» WHAT IS ASKED
Beginning with the first line, set down every line through the one containing "from bokeh.resources import INLINE", exactly as it appears, but not the pictures.

» RECORDED DATA
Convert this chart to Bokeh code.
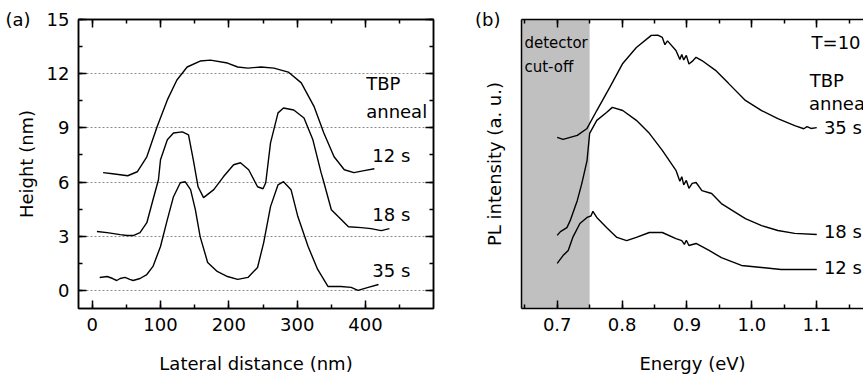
from bokeh.plotting import figure
from bokeh.layouts import row
from bokeh.models import (FixedTicker, SingleIntervalTicker, BasicTicker, LinearAxis, Range1d,
                          BoxAnnotation)
from bokeh.core.properties import value
from bokeh.embed import file_html
from bokeh.resources import INLINE

FONT = "DejaVu Sans"

# ---------------- Panel (a): AFM height profiles ----------------
dist_12s = [16, 30, 52, 66, 80, 95, 110, 124, 139, 158, 173, 198, 213, 228, 247, 266, 287, 306, 325, 339, 354, 369, 383, 398, 413]
height_12s = [6.52, 6.46, 6.35, 6.57, 7.40, 9.06, 10.55, 11.65, 12.37, 12.70, 12.75, 12.59, 12.37, 12.31, 12.37, 12.31, 12.09, 11.49, 10.16, 8.72, 7.40, 6.68, 6.52, 6.63, 6.74]

dist_18s = [7, 22, 41, 51, 60, 70, 80, 89, 97, 100, 110, 119, 132, 141, 148, 155, 163, 178, 192, 207, 217, 229, 242, 250, 254, 261, 272, 280, 295, 310, 323, 335, 338, 350, 360, 375, 394, 408, 423, 435]
height_18s = [3.26, 3.20, 3.09, 3.04, 3.04, 3.20, 3.75, 5.02, 6.13, 7.23, 8.34, 8.72, 8.78, 8.61, 7.23, 5.74, 5.14, 5.58, 6.29, 6.96, 7.07, 6.68, 5.74, 5.63, 5.96, 8.17, 9.83, 10.10, 9.99, 9.55, 8.34, 6.52, 6.13, 4.47, 4.09, 3.53, 3.48, 3.42, 3.31, 3.42]

dist_35s = [11, 22, 30, 36, 41, 48, 55, 60, 70, 80, 89, 100, 110, 119, 129, 136, 144, 151, 158, 169, 183, 198, 213, 228, 242, 251, 261, 272, 280, 291, 301, 316, 330, 345, 364, 379, 389, 404, 419]
height_35s = [0.72, 0.77, 0.66, 0.55, 0.66, 0.72, 0.61, 0.55, 0.66, 0.88, 1.33, 2.43, 3.92, 5.19, 5.96, 6.02, 5.58, 4.47, 2.98, 1.55, 1.05, 0.77, 0.61, 0.72, 1.27, 2.65, 4.64, 5.85, 6.02, 5.58, 4.09, 2.43, 1.16, 0.22, 0.22, 0.17, 0.00, 0.17, 0.33]

a_x_step = 100
a_y_step = 3

a_text = ["TBP", "anneal", "12 s", "18 s", "35 s"]
a_text_x = [401, 401, 410, 410, 410]
a_text_y = [10.9, 9.3, 6.9, 3.6, 0.5]

# ---------------- Panel (b): PL spectra ----------------
e_35s = [0.700, 0.709, 0.731, 0.746, 0.761, 0.781, 0.801, 0.822, 0.845, 0.855, 0.862, 0.866, 0.870, 0.883, 0.889, 0.892, 0.895, 0.899, 0.903, 0.908, 0.914, 0.923, 0.944, 0.964, 0.990, 1.015, 1.040, 1.066, 1.080, 1.085, 1.091, 1.100]
pl_35s = [59.2, 58.5, 59.9, 62.3, 68.5, 76.5, 84.8, 90.3, 94.5, 94.6, 93.8, 91.3, 92.6, 89.3, 86.2, 87.9, 86.0, 87.6, 84.6, 85.5, 86.9, 85.8, 82.4, 77.9, 72.0, 68.5, 65.7, 63.3, 62.2, 62.9, 62.3, 62.6]

e_18s = [0.700, 0.705, 0.715, 0.720, 0.731, 0.738, 0.746, 0.750, 0.761, 0.776, 0.785, 0.801, 0.822, 0.842, 0.862, 0.883, 0.889, 0.892, 0.895, 0.899, 0.903, 0.908, 0.914, 0.923, 0.938, 0.953, 0.990, 1.015, 1.040, 1.066, 1.100]
pl_18s = [25.3, 26.6, 28.0, 30.4, 37.4, 43.3, 51.2, 60.6, 65.1, 67.8, 69.6, 68.5, 65.1, 60.6, 54.7, 47.8, 44.0, 45.6, 42.8, 44.3, 41.6, 43.3, 43.6, 40.8, 39.8, 36.3, 31.1, 28.7, 27.0, 26.0, 25.6]

e_12s = [0.700, 0.709, 0.717, 0.724, 0.735, 0.746, 0.752, 0.755, 0.761, 0.776, 0.792, 0.807, 0.822, 0.842, 0.862, 0.883, 0.892, 0.896, 0.899, 0.903, 0.914, 0.934, 0.953, 0.984, 1.015, 1.045, 1.066, 1.100]
pl_12s = [15.6, 18.3, 20.1, 24.6, 29.4, 31.5, 32.0, 33.6, 31.5, 28.0, 24.6, 23.5, 24.6, 26.3, 26.3, 24.2, 23.5, 22.2, 23.6, 21.8, 22.5, 20.1, 17.6, 14.9, 14.2, 13.5, 13.5, 13.5]

b_xlabels = {1.0: "1.0", "1": "1.0"}
cutoff_start, cutoff_end = 0.645, 0.75

b_text = ["T=10 K", "TBP", "anneal", "35 s", "18 s", "12 s"]
b_text_x = [1.092, 1.089, 1.088, 1.111, 1.111, 1.111]
b_text_y = [88.4, 75.4, 67.4, 58.9, 22.9, 10.4]
b_text2 = ["detector", "cut-off"]
b_text2_x = [0.6495, 0.6495]
b_text2_y = [88.9, 80.4]

panel_a_tick, panel_a_tag = 15, "(a)"
panel_b_tick, panel_b_tag = 100, "(b)"


def style_axis(ax, labels=True):
    ax.axis_line_width = 1.5
    ax.axis_line_color = "black"
    ax.major_tick_in = 8
    ax.major_tick_out = 0
    ax.minor_tick_in = 4
    ax.minor_tick_out = 0
    ax.major_tick_line_width = 1.5
    ax.minor_tick_line_width = 1.5
    ax.major_tick_line_color = "black"
    ax.minor_tick_line_color = "black"
    ax.major_label_text_font = FONT
    ax.axis_label_text_font = FONT
    ax.axis_label_text_font_size = "18px"
    ax.axis_label_text_font_style = "normal"
    ax.axis_label_text_color = "black"
    if labels:
        ax.major_label_text_color = "black"
        ax.major_label_text_font_size = "18px"
    else:
        ax.major_label_text_color = None
        ax.major_label_text_font_size = "1px"
        ax.major_label_standoff = 0


def make_tag(ax, tick, tag, label, standoff, label_standoff):
    style_axis(ax)
    ax.ticker = FixedTicker(ticks=[tick])
    ax.major_label_overrides = {tick: tag, str(tick): tag}
    ax.major_tick_line_color = None
    ax.minor_tick_line_color = None
    ax.major_label_standoff = standoff
    ax.axis_label = label
    ax.axis_label_standoff = label_standoff


# ---- figure (a)
pa = figure(width=440, height=376, x_range=Range1d(-20, 499.5), y_range=Range1d(-1, 15),
            output_backend="svg", toolbar_location=None,
            min_border_left=78, min_border_right=7, min_border_top=19, min_border_bottom=67)
pa.border_fill_color = "white"
pa.outline_line_color = "black"
pa.outline_line_width = 1.5
pa.xgrid.visible = False
pa.ygrid.ticker = SingleIntervalTicker(interval=a_y_step)
pa.ygrid.grid_line_color = "#8a8a8a"
pa.ygrid.grid_line_dash = "2 2"
pa.ygrid.grid_line_width = 1

pa.xaxis.ticker = SingleIntervalTicker(interval=a_x_step, num_minor_ticks=2)
pa.yaxis.ticker = SingleIntervalTicker(interval=a_y_step, num_minor_ticks=2)
pa.xaxis.axis_label = "Lateral distance (nm)"
style_axis(pa.xaxis[0])
style_axis(pa.yaxis[0])
pa.xaxis.major_label_standoff = 9
pa.xaxis.axis_label_standoff = 19
pa.yaxis.major_label_standoff = 9

tag_a = LinearAxis()
make_tag(tag_a, panel_a_tick, panel_a_tag, "Height (nm)", 13, -35)
tag_a.axis_line_color = None
pa.add_layout(tag_a, "left")

top_a = LinearAxis(ticker=BasicTicker(desired_num_ticks=6, num_minor_ticks=2))
style_axis(top_a, labels=False)
pa.add_layout(top_a, "above")
right_a = LinearAxis(ticker=SingleIntervalTicker(interval=a_y_step, num_minor_ticks=2))
style_axis(right_a, labels=False)
pa.add_layout(right_a, "right")

for xs, ys in [(dist_12s, height_12s), (dist_18s, height_18s), (dist_35s, height_35s)]:
    pa.line(xs, ys, line_color="black", line_width=1.4)

pa.text(x=a_text_x, y=a_text_y, text=a_text, text_font=value(FONT), text_font_size="18px",
        text_color="black")

# ---- figure (b)
pb = figure(width=423, height=376, x_range=Range1d(cutoff_start, 1.172), y_range=Range1d(0, 100),
            output_backend="svg", toolbar_location=None,
            min_border_left=81, min_border_right=0, min_border_top=19, min_border_bottom=67)
pb.border_fill_color = "white"
pb.outline_line_color = None
pb.xgrid.visible = False
pb.ygrid.visible = False

pb.add_layout(BoxAnnotation(left=cutoff_start, right=cutoff_end, fill_color="#c0c0c0", fill_alpha=1.0,
                            line_color=None, level="underlay"))

pb.xaxis.ticker = BasicTicker(desired_num_ticks=6, num_minor_ticks=2)
pb.xaxis.major_label_overrides = b_xlabels
pb.xaxis.axis_label = "Energy (eV)"
style_axis(pb.xaxis[0])
pb.xaxis.major_label_standoff = 9
pb.xaxis.axis_label_standoff = 19

make_tag(pb.yaxis[0], panel_b_tick, panel_b_tag, "PL intensity (a. u.)", 21, -33)

top_b = LinearAxis(ticker=BasicTicker(desired_num_ticks=6, num_minor_ticks=2))
style_axis(top_b, labels=False)
pb.add_layout(top_b, "above")

for xs, ys in [(e_35s, pl_35s), (e_18s, pl_18s), (e_12s, pl_12s)]:
    pb.line(xs, ys, line_color="black", line_width=1.4)

pb.text(x=b_text_x, y=b_text_y, text=b_text, text_font=value(FONT), text_font_size="18px",
        text_color="black")
pb.text(x=b_text2_x, y=b_text2_y, text=b_text2, text_font=value(FONT), text_font_size="15px",
        text_color="black")

layout = row(pa, pb)
open("out.html", "w").write(file_html(layout, INLINE))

» SOLUTION TO THIS EXERCISE
Convert this chart to Bokeh code.
from bokeh.plotting import figure
from bokeh.layouts import row
from bokeh.models import (FixedTicker, SingleIntervalTicker, BasicTicker, LinearAxis, Range1d,
                          BoxAnnotation)
from bokeh.core.properties import value
from bokeh.embed import file_html
from bokeh.resources import INLINE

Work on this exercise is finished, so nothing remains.